The Vikings and Early Settlers
Why begin with the Vikings? It was already 800AD when they turned up here. Others came much earlier but the Vikings are the first whose comment we can quote. A scout, sent ashore from the longboat is alleged to have reported, “Ullamhdha”, Viking for ‘Nobody Home’. They named the island ‘Ullfur’, their word for ‘Wolf Island’ then came ashore and built Glackindaline Castle on Dun Ban, a small rock-ribbed island connected by a causeway to the northwest shore of Ulva. If the Vikings cared to look, they could have found evidence of much earlier inhabitants.
The standing stones of Ulva stood then where they stand today, the mute and mysterious legacy of a pre-Celtic, megalithic people who lived on Ulva around 1,500 BC and vanished before the Vikings arrived.

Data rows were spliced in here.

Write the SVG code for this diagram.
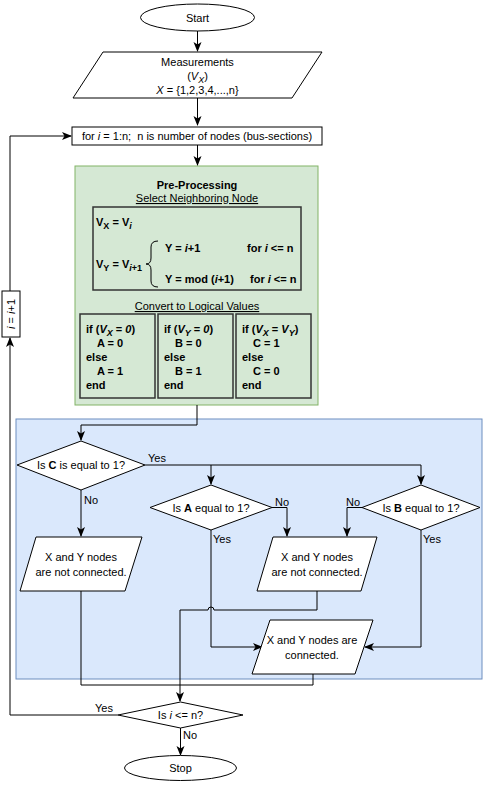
<svg xmlns="http://www.w3.org/2000/svg" width="483" height="786" viewBox="0 0 483 786">
<defs>
<marker id="arr" markerWidth="10" markerHeight="10" refX="9" refY="4" orient="auto" markerUnits="userSpaceOnUse">
<path d="M0,0 L10,4 L0,8 L2.5,4 z" fill="#000"/>
</marker>
<style>
text{font-family:"Liberation Sans",Arial,sans-serif;font-size:11px;fill:#000}
.c{text-anchor:middle}
.b{font-weight:bold}
.i{font-style:italic}
.u{text-decoration:underline}
.sh{fill:#fff;stroke:#000;stroke-width:1}
.box{fill:none;stroke:#333;stroke-width:1.5}
.ln{fill:none;stroke:#000;stroke-width:1}
.lnA{fill:none;stroke:#000;stroke-width:1;marker-end:url(#arr)}
.sub{font-size:9px}
</style>
</defs>
<rect width="483" height="786" fill="#fff"/>

<g id="preproc-group">
<rect x="75" y="166" width="243" height="239" fill="#d5e8d4" stroke="#82b366" stroke-width="1"/>
</g>
<g id="decision-group">
<rect x="16" y="419" width="466" height="260" fill="#dae8fc" stroke="#6c8ebf" stroke-width="1"/>
</g>

<g id="connectors">
<path class="lnA" d="M197.5,31 L197.5,51"/>
<path class="lnA" d="M197.5,98 L197.5,125"/>
<path class="lnA" d="M197.5,145 L197.5,165"/>
<path class="lnA" d="M197,405 L197,425 L81,425 L81,440"/>
<path class="lnA" d="M145,465 L211,465 L211,484"/>
<path class="lnA" d="M211,465 L421,465 L421,484"/>
<path class="lnA" d="M81,490 L81,536"/>
<path class="lnA" d="M272,507.5 L287,507.5 L287,536"/>
<path class="lnA" d="M362,507.5 L347,507.5 L347,536"/>
<path class="lnA" d="M211,530 L211,647 L262,647"/>
<path class="lnA" d="M421,530 L421,647 L365,647"/>
<path class="lnA" d="M317,591 L317,610 L214,610 A3,3 0 0 0 208,610 L180,610 L180,701"/>
<path class="ln" d="M81,591 L81,685 L180,685"/>
<path class="ln" d="M313,674 L313,685 L180,685"/>
<path class="lnA" d="M118,715 L10,715 L10,338"/>
<path class="lnA" d="M10,291 L10,136 L71,136"/>
<path class="lnA" d="M180.5,728 L180.5,755"/>
<text x="157" y="462" class="c">Yes</text>
<text x="84" y="504">No</text>
<text x="282" y="506" class="c">No</text>
<text x="353" y="506" class="c">No</text>
<text x="213" y="543">Yes</text>
<text x="423" y="543">Yes</text>
<text x="104" y="712" class="c">Yes</text>
<text x="183" y="739">No</text>
</g>

<g id="start">
<ellipse cx="197.5" cy="17.5" rx="57" ry="13.5" class="sh"/>
<text x="197.5" y="21.5" class="c">Start</text>
</g>

<g id="measurements">
<path d="M103,52 L322,52 L292,98 L73,98 Z" class="sh"/>
<text x="197.5" y="66" class="c">Measurements</text>
<text x="197.5" y="80" class="c">(<tspan class="i">V</tspan><tspan class="i sub" dy="3">X</tspan><tspan dy="-3">)</tspan></text>
<text x="197.5" y="94" class="c"><tspan class="i">X</tspan> = {1,2,3,4,...,n}</text>
</g>

<g id="for-loop">
<rect x="72" y="127" width="250" height="18" class="sh"/>
<text x="197" y="140" class="c">for <tspan class="i">i</tspan> = 1:n;&#160; n is number of nodes (bus-sections)</text>
</g>

<g id="preprocessing">
<text x="197" y="189" class="c b">Pre-Processing</text>
<text x="197" y="202" class="c u">Select Neighboring Node</text>
<rect x="93" y="207" width="208" height="83" class="box"/>
<text x="96" y="226" class="b">V<tspan class="sub" dy="3">X</tspan><tspan dy="-3"> = V</tspan><tspan class="sub i" dy="3">i</tspan></text>
<text x="96" y="268" class="b">V<tspan class="sub" dy="3">Y</tspan><tspan dy="-3"> = V</tspan><tspan class="sub" dy="3"><tspan class="i">i</tspan>+1</tspan></text>
<path d="M158,241 Q151,241 151,247 L151,258 Q151,264 146,264 Q151,264 151,270 L151,281 Q151,287 158,287" class="ln"/>
<text x="165" y="252" class="b">Y = <tspan class="i">i</tspan>+1</text>
<text x="247" y="252" class="b">for <tspan class="i">i</tspan> &lt;= n</text>
<text x="165" y="283" class="b">Y = mod (<tspan class="i">i</tspan>+1)</text>
<text x="250" y="283" class="b">for <tspan class="i">i</tspan> &lt;= n</text>
<text x="197" y="310" class="c u">Convert to Logical Values</text>
</g>

<g id="logic-a">
<rect x="80" y="314" width="75" height="84" class="box"/>
<text x="86" y="333" class="b">if (<tspan class="i">V</tspan><tspan class="i sub" dy="3">X</tspan><tspan dy="-3"> = </tspan><tspan class="i">0</tspan>)</text>
<text x="97" y="347" class="b">A = 0</text>
<text x="86" y="361" class="b">else</text>
<text x="97" y="375" class="b">A = 1</text>
<text x="86" y="389" class="b">end</text>
</g>
<g id="logic-b">
<rect x="158" y="314" width="75" height="84" class="box"/>
<text x="164" y="333" class="b">if (<tspan class="i">V</tspan><tspan class="i sub" dy="3">Y</tspan><tspan dy="-3"> = </tspan><tspan class="i">0</tspan>)</text>
<text x="175" y="347" class="b">B = 0</text>
<text x="164" y="361" class="b">else</text>
<text x="175" y="375" class="b">B = 1</text>
<text x="164" y="389" class="b">end</text>
</g>
<g id="logic-c">
<rect x="236" y="314" width="75" height="84" class="box"/>
<text x="242" y="333" class="b">if (<tspan class="i">V</tspan><tspan class="i sub" dy="3">X</tspan><tspan dy="-3"> = </tspan><tspan class="i">V</tspan><tspan class="i sub" dy="3">Y</tspan><tspan dy="-3">)</tspan></text>
<text x="253" y="347" class="b">C = 1</text>
<text x="242" y="361" class="b">else</text>
<text x="253" y="375" class="b">C = 0</text>
<text x="242" y="389" class="b">end</text>
</g>

<g id="is-c">
<path d="M17,465 L81,441 L145,465 L81,490 Z" class="sh"/>
<text x="81" y="469" class="c">Is <tspan class="b">C</tspan> is equal to 1?</text>
</g>
<g id="is-a">
<path d="M150,507.5 L211,485 L272,507.5 L211,530 Z" class="sh"/>
<text x="211" y="511.5" class="c">Is <tspan class="b">A</tspan> equal to 1?</text>
</g>
<g id="is-b">
<path d="M362,507.5 L421,485 L480,507.5 L421,530 Z" class="sh"/>
<text x="421" y="511.5" class="c">Is <tspan class="b">B</tspan> equal to 1?</text>
</g>

<g id="not-connected-1">
<path d="M36,537 L142,537 L125,591 L20,591 Z" class="sh"/>
<text x="81" y="561" class="c">X and Y nodes</text>
<text x="81" y="576" class="c">are not connected.</text>
</g>
<g id="not-connected-2">
<path d="M273,537 L377,537 L361,591 L257,591 Z" class="sh"/>
<text x="317" y="561" class="c">X and Y nodes</text>
<text x="317" y="576" class="c">are not connected.</text>
</g>
<g id="connected">
<path d="M270,620 L373,620 L355,674 L252,674 Z" class="sh"/>
<text x="312" y="644" class="c">X and Y nodes are</text>
<text x="312" y="659" class="c">connected.</text>
</g>

<g id="is-i-le-n">
<path d="M118,715 L180.5,702 L243,715 L180.5,728 Z" class="sh"/>
<text x="180.5" y="719" class="c">Is <tspan class="i">i</tspan> &lt;= n?</text>
</g>

<g id="increment">
<rect x="2" y="291" width="18" height="46" class="sh"/>
<text transform="translate(14.5,314) rotate(-90)" class="c"><tspan class="i">i</tspan> = <tspan class="i">i</tspan>+1</text>
</g>

<g id="stop">
<ellipse cx="180.5" cy="768" rx="56" ry="12.5" class="sh"/>
<text x="180.5" y="772" class="c">Stop</text>
</g>
</svg>
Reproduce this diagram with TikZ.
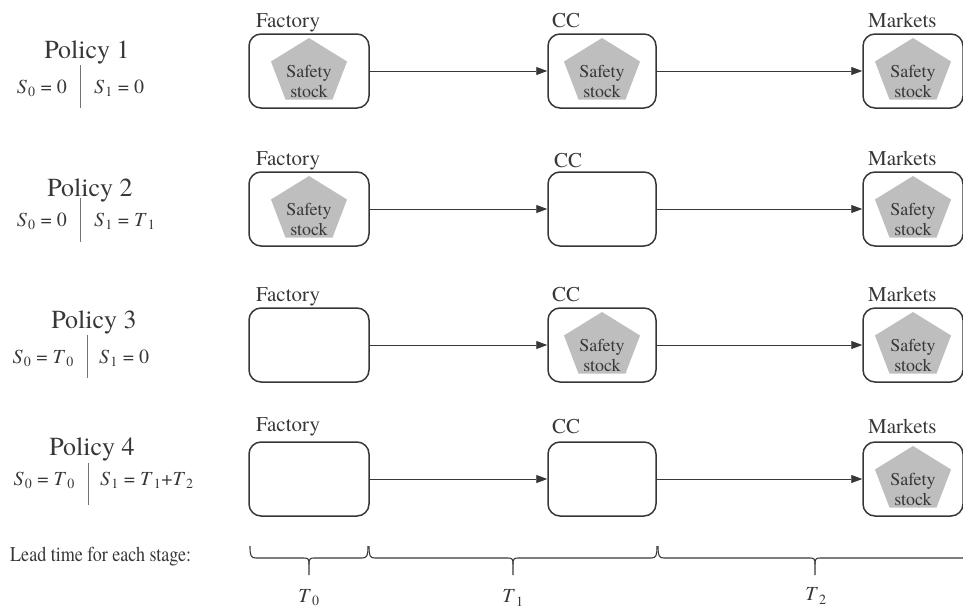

The people who set up the stones were, in fact, newcomers compared to the first inhabitants of Livingston’s Cave. Archeologists from Edinburgh University have been studying the floor of this large cave. A shell midden, flint artifacts and fragments of bone from lemming, Arctic fox and human infant indicate people lived here from as far back as 5,650BC.
Ulva’s Kelp Industry Seaweed plays an important role in the history of Ulva. It was burned to produce kelp, a product in great demand in the early 19th Century for making glass and soap. Being a labour intensive process ( it took 20 tons of seaweed to produce 1 ton of kelp) Ulva’s population grew to meet the demands of cutting, carrying and burning enough seaweed for an average output of 23 tons of kelp per year. In 1785 Ulva was purchased by a pioneer of the kelp burning industry and his son, Staffa MacDonald ws reputed to have ‘trebled his income and doubled his population by careful attention to his kelp shores’. In 1835
Francis William Clark bought Ulva. By 1837 the population had grown to 604 people living in sixteen villages whose ruins you can see today. There were shoemakers, square-wrights, boat carpenters, tailors, weavers, blacksmiths, dry-stone masons and two merchants. Clark’s high hopes for this thriving community were shattered when the kelp market collapsed and he was left with a great surplus of tenants. Then, the potato blight struck Ulva. Like so many other estates in the West of Scotland, it ceased to be a crofting estate and the sad era of the clearances followed. Some of the crofters who were cleared went to other parts of Scotland, some to north America and Australia. The abandoned villages are sad to see but the saddest is the row of small, low houses which stand at Starvation Terrace on Ardglass point. Here were the last evicted crofters for whom no place could be found.